If you need to initialize the value of the field, pass the initial value to the Independent<T> constructor.

This set of articles walks you through the most common scenarios of using Update Controls in a XAML-based application. These basics are applicable to WPF, Silverlight, Windows Phone, and Win RT development.

A common pattern in XAML applications is Model-View-ViewModel (or MVVM). Update Controls supports this pattern.

To quick-start your application, add the UpdateControls.App package using NuGet. If you don’t yet have NuGet installed, you can get it from nuget.org. This package brings in the core UpdateControls package, and sets up the following structure:

• Models
  • data models
  • selection models
• ViewModels
  • top-level view models
  • headers
  • view model locator

Models

Data models are objects that you persist in your application. They will be saved to the database or local storage. These model objects represent the real-world concepts that your application is about.

public class Item
{
    private Independent<string> _name = new Independent<string>();

    public string Name
    {
        get { return _name; }
        set { _name.Value = value; }
    }
}

Selection models record the user’s point-of-view as they navigate through the system. These hold references to the model objects that the user selects in lists, and opens in secondary windows. They also hold any temporary data, like entries into text boxes, that haven’t been saved to the model, yet.

public class Selection
{
    private Independent<Item> _selectedItem = new Independent<Item>();

    public Item SelectedItem
    {
        get { return _selectedItem; }
        set { _selectedItem.Value = value; }
    }
}

Both data models and selection models use Independent<T> and IndependentList<T> fields. This lets Update Controls track dependencies upon model objects.

View Models

View models are simple classes that hold references to models. They expose properties for the purpose of data binding. These properties are implemented as pass-through methods, getting and setting data from the models.

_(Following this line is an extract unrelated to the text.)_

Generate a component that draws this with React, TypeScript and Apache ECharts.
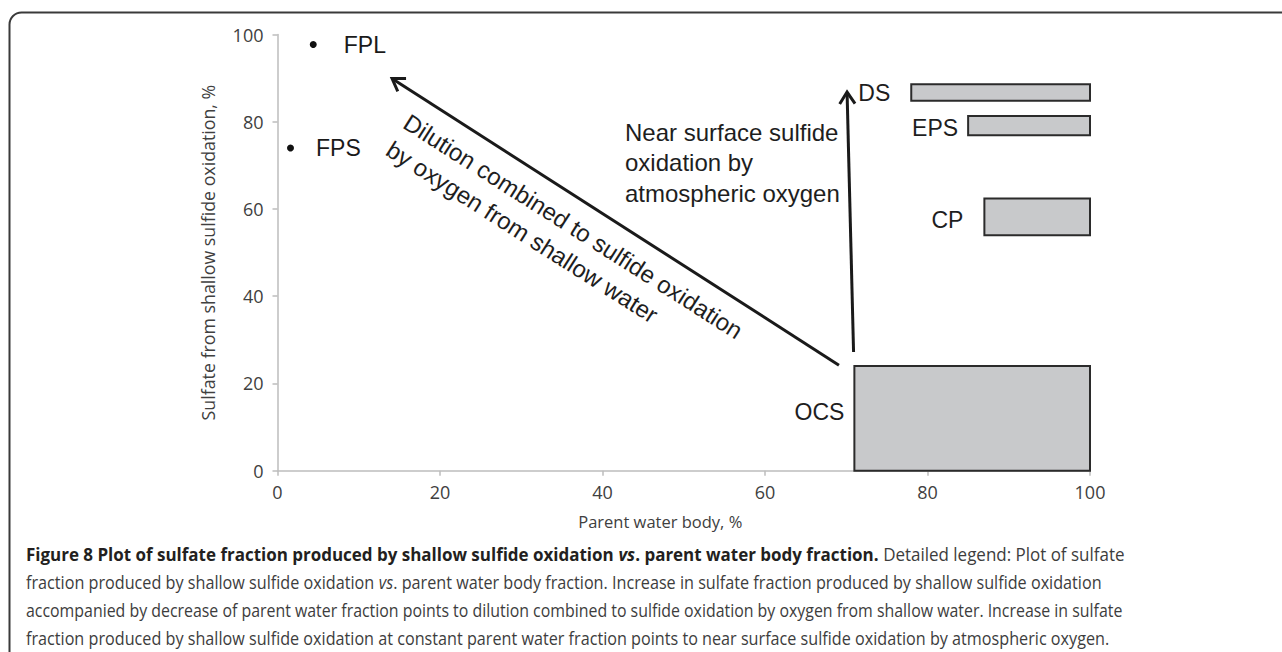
import React, { useEffect, useRef } from "react";
import * as echarts from "echarts";

// Axis ranges (percent)
const xRange = { min: 0, max: 100, step: 20 };
const yRange = { min: 0, max: 100, step: 20 };
const xAxisName = "Parent water body, %";
const yAxisName = "Sulfate from shallow sulfide oxidation, %";

// Single water samples
const pointNames = ["FPL", "FPS"];
const pointX = [4.4, 1.6];
const pointY = [97.7, 74.0];

// Ranges of water groups: parent-water fraction (x) vs sulfate fraction (y)
const boxNames = ["DS", "EPS", "CP", "OCS"];
const boxXFrom = [78, 85, 87, 71];
const boxXTo = [100, 100, 100, 100];
const boxYFrom = [84.8, 76.9, 54.0, 0];
const boxYTo = [88.6, 81.3, 62.4, 24.0];

// Process arrows: start and end in data units
const arrowXFrom = [69.1, 70.9];
const arrowYFrom = [24.2, 27.2];
const arrowXTo = [14.1, 70.1];
const arrowYTo = [89.9, 86.8];

const dilutionLines = ["Dilution combined to sulfide oxidation", "by oxygen from shallow water"];
const surfaceLines = ["Near surface sulfide", "oxidation by", "atmospheric oxygen"];

// Caption, one entry per printed line; each line is a list of [style, text] runs
const captionLines: [string, string][][] = [
  [
    ["b", "Figure 8 Plot of sulfate fraction produced by shallow sulfide oxidation "],
    ["bi", "vs"],
    ["b", ". parent water body fraction."],
    ["r", " Detailed legend: Plot of sulfate"],
  ],
  [
    ["r", "fraction produced by shallow sulfide oxidation "],
    ["i", "vs"],
    ["r", ". parent water body fraction. Increase in sulfate fraction produced by shallow sulfide oxidation"],
  ],
  [
    ["r", "accompanied by decrease of parent water fraction points to dilution combined to sulfide oxidation by oxygen from shallow water. Increase in sulfate"],
  ],
  [
    ["r", "fraction produced by shallow sulfide oxidation at constant parent water fraction points to near surface sulfide oxidation by atmospheric oxygen."],
  ],
];

// Layout / style
const CAPTION_LEFT = 26;
const captionRight = [1125, 1102, 1123, 1110];
const CAPTION_TOP = 554;
const CAPTION_STEP = 28;
const CAPTION_SIZE = 18;
const CAPTION_FONT = '"Open Sans", "Noto Sans", sans-serif';
const LABEL_FONT = '"Liberation Sans", Arial, Helvetica, sans-serif';
const AXIS_FONT = '"Open Sans", "Noto Sans", sans-serif';

const boxLabelOffset: Record<string, [number, number]> = {
  DS: [21, 0],
  EPS: [10, 2],
  CP: [21, 3],
  OCS: [10, -6],
};
const pointLabelDistance: Record<string, number> = { FPL: 27, FPS: 22 };

const runStyle: Record<string, { fontWeight: string; fontStyle: string; fill: string }> = {
  b: { fontWeight: "bold", fontStyle: "normal", fill: "#231f20" },
  bi: { fontWeight: "bold", fontStyle: "italic", fill: "#231f20" },
  r: { fontWeight: "normal", fontStyle: "normal", fill: "#3d3d3d" },
  i: { fontWeight: "normal", fontStyle: "italic", fill: "#3d3d3d" },
};

function measureRuns(runs: [string, string][]): number {
  const ctx = document.createElement("canvas").getContext("2d");
  if (!ctx) return 0;
  let w = 0;
  for (const [k, t] of runs) {
    const s = runStyle[k];
    ctx.font = `${s.fontStyle} ${s.fontWeight} ${CAPTION_SIZE}px ${CAPTION_FONT}`;
    w += ctx.measureText(t).width;
  }
  return w;
}

function captionGraphics() {
  const rich: Record<string, any> = {};
  Object.keys(runStyle).forEach((k) => {
    rich[k] = {
      fontFamily: CAPTION_FONT,
      fontSize: CAPTION_SIZE,
      fontWeight: runStyle[k].fontWeight,
      fontStyle: runStyle[k].fontStyle,
      fill: runStyle[k].fill,
    };
  });
  return captionLines.map((runs, i) => {
    const natural = measureRuns(runs);
    const target = captionRight[i] - CAPTION_LEFT;
    const sx = natural > 0 ? target / natural : 1;
    return {
      type: "text",
      x: CAPTION_LEFT,
      y: CAPTION_TOP + i * CAPTION_STEP,
      scaleX: sx,
      silent: true,
      style: {
        text: runs.map(([k, t]) => `{${k}|${t}}`).join(""),
        rich,
        fontFamily: CAPTION_FONT,
        fontSize: CAPTION_SIZE,
        fill: "#3d3d3d",
        align: "left",
        verticalAlign: "middle",
        textAlign: "left",
        textVerticalAlign: "middle",
      },
    };
  });
}

export default function App() {
  const ref = useRef<HTMLDivElement>(null);

  useEffect(() => {
    if (!ref.current) return;
    const chart = echarts.init(ref.current, undefined, { renderer: "svg" });

    const boxData = boxNames.map((n, i) => [boxXFrom[i], boxXTo[i], boxYFrom[i], boxYTo[i]]);
    const arrowData = arrowXFrom.map((x, i) => [x, arrowYFrom[i], arrowXTo[i], arrowYTo[i]]);
    const pointData = pointNames.map((n, i) => ({
      name: n,
      value: [pointX[i], pointY[i]],
      label: { distance: pointLabelDistance[n] },
    }));

    const axisCommon = {
      axisLine: { show: true, lineStyle: { color: "#bdbdbd", width: 1.5 } },
      axisTick: { show: true, length: 5, lineStyle: { color: "#bdbdbd", width: 1.5 } },
      splitLine: { show: false },
      nameLocation: "middle" as const,
    };

    const dilutionAngle = 0.567;

    const option: any = {
      animation: false,
      backgroundColor: "#ffffff",
      grid: { left: 277.5, right: 192, top: 34.5, bottom: 181.3, containLabel: false },
      xAxis: {
        type: "value",
        min: xRange.min,
        max: xRange.max,
        interval: xRange.step,
        ...axisCommon,
        name: xAxisName,
        nameGap: 42,
        nameTextStyle: { fontFamily: AXIS_FONT, fontSize: 16.5, color: "#404040", padding: [0, 47, 0, 0] },
        axisLabel: { fontFamily: AXIS_FONT, fontSize: 18, color: "#404040", margin: 12 },
      },
      yAxis: {
        type: "value",
        min: yRange.min,
        max: yRange.max,
        interval: yRange.step,
        ...axisCommon,
        name: yAxisName,
        nameGap: 61,
        nameTextStyle: { fontFamily: AXIS_FONT, fontSize: 17.8, color: "#404040" },
        axisLabel: { fontFamily: AXIS_FONT, fontSize: 18, color: "#404040", margin: 14 },
      },
      series: [
        {
          type: "custom",
          name: "groups",
          clip: false,
          data: boxData,
          encode: { x: [0, 1], y: [2, 3] },
          renderItem: (params: any, api: any) => {
            const tl = api.coord([api.value(0), api.value(3)]);
            const br = api.coord([api.value(1), api.value(2)]);
            const name = boxNames[params.dataIndex];
            const [gap, dy] = boxLabelOffset[name];
            return {
              type: "group",
              children: [
                {
                  type: "rect",
                  shape: { x: tl[0], y: tl[1], width: br[0] - tl[0], height: br[1] - tl[1] },
                  style: { fill: "#c8c9cb", stroke: "#2b2b2b", lineWidth: 2 },
                },
                {
                  type: "text",
                  x: tl[0] - gap,
                  y: (tl[1] + br[1]) / 2 + dy,
                  style: {
                    text: name,
                    fill: "#1e1e1e",
                    fontFamily: LABEL_FONT,
                    fontSize: 23,
                    align: "right",
                    verticalAlign: "middle",
                    textAlign: "right",
                    textVerticalAlign: "middle",
                  },
                },
              ],
            };
          },
          z: 2,
        },
        {
          type: "custom",
          name: "processes",
          clip: false,
          data: arrowData,
          encode: { x: [0, 2], y: [1, 3] },
          renderItem: (params: any, api: any) => {
            const a = api.coord([api.value(0), api.value(1)]);
            const b = api.coord([api.value(2), api.value(3)]);
            const ang = Math.atan2(b[1] - a[1], b[0] - a[0]);
            const len = 14;
            const half = 0.58;
            const l = [b[0] - len * Math.cos(ang - half), b[1] - len * Math.sin(ang - half)];
            const r = [b[0] - len * Math.cos(ang + half), b[1] - len * Math.sin(ang + half)];
            const stroke = "#1a1a1a";
            return {
              type: "group",
              children: [
                {
                  type: "line",
                  shape: { x1: a[0], y1: a[1], x2: b[0] - 1.2 * Math.cos(ang), y2: b[1] - 1.2 * Math.sin(ang) },
                  style: { stroke, lineWidth: 3 },
                },
                {
                  type: "polyline",
                  shape: { points: [l, b, r] },
                  style: { stroke, lineWidth: 3, fill: null, lineJoin: "miter" },
                },
              ],
            };
          },
          z: 3,
        },
        {
          type: "scatter",
          name: "samples",
          data: pointData,
          symbol: "circle",
          symbolSize: 7,
          itemStyle: { color: "#111111", opacity: 1 },
          label: {
            show: true,
            position: "right",
            formatter: "{b}",
            fontFamily: LABEL_FONT,
            fontSize: 23,
            color: "#1a1a1a",
            opacity: 1,
          },
          z: 4,
        },
      ],
      graphic: [
        {
          type: "rect",
          silent: true,
          shape: { x: 9.5, y: 12.5, width: 1300, height: 700, r: 12 },
          style: { fill: "none", stroke: "#3a3a3a", lineWidth: 2 },
        },
        {
          type: "text",
          x: 414.7,
          y: 106.6,
          rotation: -dilutionAngle,
          silent: true,
          style: {
            text: dilutionLines.join("\n"),
            fill: "#1e1e1e",
            fontFamily: LABEL_FONT,
            fontSize: 24,
            lineHeight: 32,
            align: "left",
            verticalAlign: "top",
            textAlign: "left",
            textVerticalAlign: "top",
          },
        },
        {
          type: "text",
          x: 625,
          y: 117.2,
          silent: true,
          style: {
            text: surfaceLines.join("\n"),
            fill: "#1e1e1e",
            fontFamily: LABEL_FONT,
            fontSize: 24,
            lineHeight: 30.5,
            align: "left",
            verticalAlign: "top",
            textAlign: "left",
            textVerticalAlign: "top",
          },
        },
        ...captionGraphics(),
      ],
    };

    chart.setOption(option);
    return () => chart.dispose();
  }, []);

  return (
    <div
      ref={ref}
      style={{ position: "fixed", left: 0, top: 0, width: 1282, height: 652, background: "#fff" }}
    />
  );
}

public class ItemViewModel
{
    private readonly Item _item;

    public ItemViewModel(Item Item)
    {
        _item = Item;
    }

    public string Name
    {
        get { return _item.Name; }
        set { _item.Name = value; }
    }
}

The pass-through methods don’t have to be direct one-to-one accessors. In fact, they rarely are. It is far more common to alter the values on the way in and out. Here are some common types of alterations:

• Return a default value if it hasn’t been set in the model.
• Combine two or more model properties to display an aggregate.
• Project child model objects into child view models.

That last one is very important. View models don’t return models. They return other view models. You never want your view to data bind directly against a model object. It should always have a view model in between.

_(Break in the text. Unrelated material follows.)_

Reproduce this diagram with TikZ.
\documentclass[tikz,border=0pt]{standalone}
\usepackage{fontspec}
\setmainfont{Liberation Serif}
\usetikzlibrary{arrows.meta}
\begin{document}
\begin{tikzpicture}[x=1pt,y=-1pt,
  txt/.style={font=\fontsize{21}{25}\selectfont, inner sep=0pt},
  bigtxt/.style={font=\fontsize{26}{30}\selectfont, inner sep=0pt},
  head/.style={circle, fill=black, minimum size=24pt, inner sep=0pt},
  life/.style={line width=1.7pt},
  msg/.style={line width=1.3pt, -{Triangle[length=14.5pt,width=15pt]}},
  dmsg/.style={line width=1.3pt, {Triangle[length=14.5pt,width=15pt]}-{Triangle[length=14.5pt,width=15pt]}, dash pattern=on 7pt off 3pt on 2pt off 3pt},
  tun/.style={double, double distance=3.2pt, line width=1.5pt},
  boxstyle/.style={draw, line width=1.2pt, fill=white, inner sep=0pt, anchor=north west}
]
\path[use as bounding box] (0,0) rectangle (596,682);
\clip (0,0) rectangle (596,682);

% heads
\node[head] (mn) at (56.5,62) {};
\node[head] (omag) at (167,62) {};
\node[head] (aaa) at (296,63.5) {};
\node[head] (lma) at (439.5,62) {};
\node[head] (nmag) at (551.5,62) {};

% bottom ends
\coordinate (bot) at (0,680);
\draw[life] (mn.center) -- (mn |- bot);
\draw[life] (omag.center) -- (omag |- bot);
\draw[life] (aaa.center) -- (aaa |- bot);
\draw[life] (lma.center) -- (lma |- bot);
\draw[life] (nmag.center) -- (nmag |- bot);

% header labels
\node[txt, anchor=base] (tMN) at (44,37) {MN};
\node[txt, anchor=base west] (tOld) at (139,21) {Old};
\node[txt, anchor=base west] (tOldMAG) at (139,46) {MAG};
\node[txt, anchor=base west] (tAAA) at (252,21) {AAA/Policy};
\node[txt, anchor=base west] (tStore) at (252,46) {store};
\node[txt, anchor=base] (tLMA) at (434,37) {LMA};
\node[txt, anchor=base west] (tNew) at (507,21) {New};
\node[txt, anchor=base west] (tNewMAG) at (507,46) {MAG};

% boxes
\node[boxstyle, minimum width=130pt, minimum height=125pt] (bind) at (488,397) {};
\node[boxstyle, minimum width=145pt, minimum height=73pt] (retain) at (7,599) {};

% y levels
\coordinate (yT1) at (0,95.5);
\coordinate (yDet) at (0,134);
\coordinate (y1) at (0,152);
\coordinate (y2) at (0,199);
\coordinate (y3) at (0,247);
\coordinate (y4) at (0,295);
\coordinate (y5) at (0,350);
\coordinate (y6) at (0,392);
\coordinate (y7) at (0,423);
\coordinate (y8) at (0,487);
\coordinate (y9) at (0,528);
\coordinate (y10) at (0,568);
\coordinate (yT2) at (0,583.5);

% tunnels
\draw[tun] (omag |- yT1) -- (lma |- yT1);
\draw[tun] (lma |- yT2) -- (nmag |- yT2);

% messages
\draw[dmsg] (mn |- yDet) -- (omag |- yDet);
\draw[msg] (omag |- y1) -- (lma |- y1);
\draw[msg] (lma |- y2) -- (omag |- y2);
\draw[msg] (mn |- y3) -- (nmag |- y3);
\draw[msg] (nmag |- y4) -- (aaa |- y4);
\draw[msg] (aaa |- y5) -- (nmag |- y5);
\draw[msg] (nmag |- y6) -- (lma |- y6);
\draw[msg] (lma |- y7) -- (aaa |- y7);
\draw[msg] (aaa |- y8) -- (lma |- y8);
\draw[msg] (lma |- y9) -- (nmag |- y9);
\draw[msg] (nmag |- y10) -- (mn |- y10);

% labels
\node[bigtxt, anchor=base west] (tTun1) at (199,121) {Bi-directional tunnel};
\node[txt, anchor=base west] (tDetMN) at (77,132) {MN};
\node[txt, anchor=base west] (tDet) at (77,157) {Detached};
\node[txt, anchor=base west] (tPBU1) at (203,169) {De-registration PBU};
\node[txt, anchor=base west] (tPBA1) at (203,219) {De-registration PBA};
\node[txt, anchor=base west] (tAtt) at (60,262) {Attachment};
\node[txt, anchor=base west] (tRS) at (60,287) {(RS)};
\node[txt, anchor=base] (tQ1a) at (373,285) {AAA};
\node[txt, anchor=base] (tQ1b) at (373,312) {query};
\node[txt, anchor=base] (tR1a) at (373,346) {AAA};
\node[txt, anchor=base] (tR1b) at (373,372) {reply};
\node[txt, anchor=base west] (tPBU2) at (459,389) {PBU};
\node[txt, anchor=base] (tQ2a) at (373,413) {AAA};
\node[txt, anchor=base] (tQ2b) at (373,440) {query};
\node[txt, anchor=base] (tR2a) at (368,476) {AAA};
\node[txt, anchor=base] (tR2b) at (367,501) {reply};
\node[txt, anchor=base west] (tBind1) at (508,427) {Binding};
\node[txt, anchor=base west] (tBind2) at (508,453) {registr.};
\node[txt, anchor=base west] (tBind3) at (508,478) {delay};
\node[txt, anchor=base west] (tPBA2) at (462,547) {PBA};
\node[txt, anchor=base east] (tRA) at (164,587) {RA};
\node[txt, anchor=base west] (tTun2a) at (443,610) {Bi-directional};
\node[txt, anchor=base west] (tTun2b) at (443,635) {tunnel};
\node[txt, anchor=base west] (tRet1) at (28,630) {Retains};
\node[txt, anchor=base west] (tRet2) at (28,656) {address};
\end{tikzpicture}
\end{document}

public class MainViewModel
{
    private readonly Document _document;
    private readonly Selection _selection;

    public MainViewModel(Document document, Selection selection)
    {
        _document = document;
        _selection = selection;
    }

    public IEnumerable<ItemHeader> Items
    {
        get
        {
            return
                from item in _document.Items
                select new ItemHeader(item);
        }
    }
}

In addition to the top-level view models, you will often have headers. These are small view models created for the purpose of populating a list. The properties of a header are usually read-only, so you don’t create setters for them.

public class ItemHeader
{
    private readonly Item _item;

    public ItemHeader(Item Item)
    {
        _item = Item;
    }

    public Item Item
    {
        get { return _item; }
    }

    public string Name
    {
        get { return _item.Name ?? "<New Item>"; }
    }

    public override bool Equals(object obj)
    {
        if (obj == this)
            return true;
        ItemHeader that = obj as ItemHeader;
        if (that == null)
            return false;
        return Object.Equals(this._item, that._item);
    }

    public override int GetHashCode()
    {
        return _item.GetHashCode();
    }
}

A header always has to implement Equals and GetHashCode. These methods should compare two headers to see if they represent the same object. This allows Update Controls to preserve the selection and scroll position of a list even as the items in the list are changing. It also assists with binding the SelectedItem property. The SelectedItem should be equal to one element in the ItemsSource.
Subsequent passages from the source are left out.